J&J said it then implemented an investigation into the matter, saying it is now working with the FDA to reveal the integrity of the sample that was tested.

Following an initial investigation, the firm wrote that it “cannot confirm if cross-contamination of the sample caused a false positive,” it “cannot confirm whether the sample was taken from a bottle with an intact seal or whether the sample was prepared in a controlled environment,” and it also “cannot confirm whether the tested product is authentic or counterfeit.”

J&J said the recalled lot was identified as #22318RB and involves 33,000 bottles sold by an unidentified retailer.

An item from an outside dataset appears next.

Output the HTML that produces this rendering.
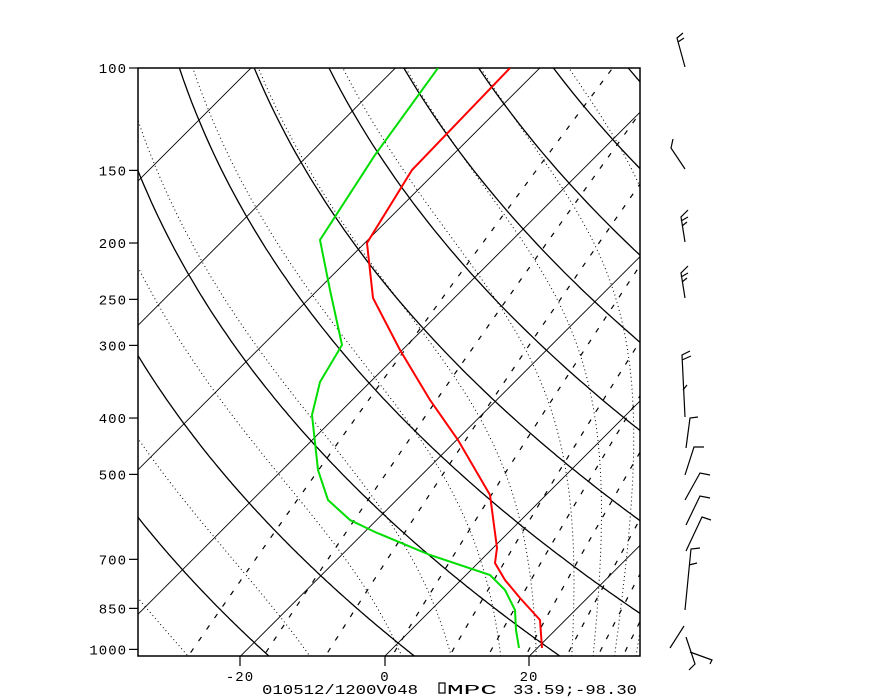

Ernie Knewitz, a spokesman, told the New York Times that it was the first time a lot of baby powder was recalled.

Bottles of Johnson & Johnson baby powder line a drugstore shelf in New York on Oct. 15, 2015. (Reuters/Lucas Jackson/File Photo)
A bottle of Johnson and Johnson Baby Powder is seen in a photo illustration taken in New York on Feb. 24, 2016. (Reuters/Mike Segar)

After the recall was announced, the New Jersey-based company’s stock took a hit on Friday morning. As of 10 a.m. ET, the stock was down by 3.5 percent on the New York Stock Exchange.

J&J faces several thousand lawsuits about products containing talc.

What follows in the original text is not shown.